▸ **DATASET CONTENT**
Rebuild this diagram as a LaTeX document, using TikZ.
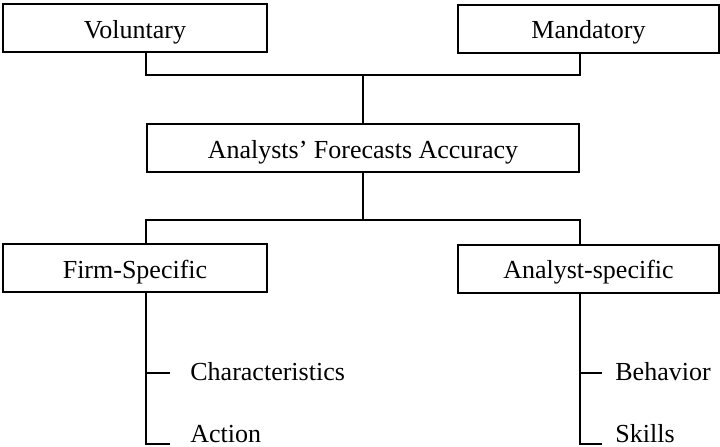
\documentclass[tikz,border=0pt]{standalone}
\usepackage{fontspec}
\setmainfont{Liberation Serif}
\usetikzlibrary{calc}

\tikzset{
  box/.style={draw, line width=1pt, minimum height=24pt, inner sep=0pt,
    text height=10pt, text depth=0pt, font=\fontsize{13}{15}\selectfont},
  item/.style={anchor=base west, inner sep=0pt, font=\fontsize{13}{15}\selectfont},
  link/.style={line width=1pt}
}

\begin{document}
\begin{tikzpicture}[x=0.5pt,y=-0.5pt]
  \useasboundingbox (0,0) rectangle (720,446);

  % Top level: disclosure types
  \node[box, minimum width=132pt] (vol) at (135,28) {Voluntary};
  \node[box, minimum width=130.5pt] (man) at (588.5,28.5) {Mandatory};

  % Centre box
  \node[box, minimum width=216pt] (acc) at (363,148) {Analysts’ Forecasts Accuracy};

  % Determinants
  \node[box, minimum width=132pt] (firm) at (135,268) {Firm-Specific};
  \node[box, minimum width=130.5pt] (ana) at (588.5,268.5) {Analyst-specific};

  % Sub-items
  \node[item] (char) at (190,380) {Characteristics};
  \node[item] (act)  at (190,442) {Action};
  \node[item] (beh)  at (615,380) {Behavior};
  \node[item] (skl)  at (615,442) {Skills};

  % Connectors top
  \coordinate (top) at (363,75);
  \draw[link] (vol.south -| acc.west) -- (top -| acc.west) -- (top -| acc.east) -- (man.south -| acc.east);
  \draw[link] (top) -- (acc.north);

  % Connectors bottom
  \coordinate (bot) at (363,220);
  \draw[link] (acc.south) -- (bot);
  \draw[link] (firm.north -| acc.west) -- (bot -| acc.west) -- (bot -| acc.east) -- (ana.north -| acc.east);

  % Branches to sub-items
  \draw[link] (firm.south -| acc.west) -- (acc.west |- 0,444) -- (170,444);
  \draw[link] (acc.west |- 0,373) -- (170,373);
  \draw[link] (ana.south -| acc.east) -- (acc.east |- 0,444) -- (602,444);
  \draw[link] (acc.east |- 0,373) -- (602,373);
\end{tikzpicture}
\end{document}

▸ **EXERCISE INSTRUCTIONS**
Using the material above, return every line exactly as it appears, minus the pictures.

▸ **RESPONSE TO THE TASK**
Rebuild this diagram as a LaTeX document, using TikZ.
\documentclass[tikz,border=0pt]{standalone}
\usepackage{fontspec}
\setmainfont{Liberation Serif}
\usetikzlibrary{calc}

\tikzset{
  box/.style={draw, line width=1pt, minimum height=24pt, inner sep=0pt,
    text height=10pt, text depth=0pt, font=\fontsize{13}{15}\selectfont},
  item/.style={anchor=base west, inner sep=0pt, font=\fontsize{13}{15}\selectfont},
  link/.style={line width=1pt}
}

\begin{document}
\begin{tikzpicture}[x=0.5pt,y=-0.5pt]
  \useasboundingbox (0,0) rectangle (720,446);

  % Top level: disclosure types
  \node[box, minimum width=132pt] (vol) at (135,28) {Voluntary};
  \node[box, minimum width=130.5pt] (man) at (588.5,28.5) {Mandatory};

  % Centre box
  \node[box, minimum width=216pt] (acc) at (363,148) {Analysts’ Forecasts Accuracy};

  % Determinants
  \node[box, minimum width=132pt] (firm) at (135,268) {Firm-Specific};
  \node[box, minimum width=130.5pt] (ana) at (588.5,268.5) {Analyst-specific};

  % Sub-items
  \node[item] (char) at (190,380) {Characteristics};
  \node[item] (act)  at (190,442) {Action};
  \node[item] (beh)  at (615,380) {Behavior};
  \node[item] (skl)  at (615,442) {Skills};

  % Connectors top
  \coordinate (top) at (363,75);
  \draw[link] (vol.south -| acc.west) -- (top -| acc.west) -- (top -| acc.east) -- (man.south -| acc.east);
  \draw[link] (top) -- (acc.north);

  % Connectors bottom
  \coordinate (bot) at (363,220);
  \draw[link] (acc.south) -- (bot);
  \draw[link] (firm.north -| acc.west) -- (bot -| acc.west) -- (bot -| acc.east) -- (ana.north -| acc.east);

  % Branches to sub-items
  \draw[link] (firm.south -| acc.west) -- (acc.west |- 0,444) -- (170,444);
  \draw[link] (acc.west |- 0,373) -- (170,373);
  \draw[link] (ana.south -| acc.east) -- (acc.east |- 0,444) -- (602,444);
  \draw[link] (acc.east |- 0,373) -- (602,373);
\end{tikzpicture}
\end{document}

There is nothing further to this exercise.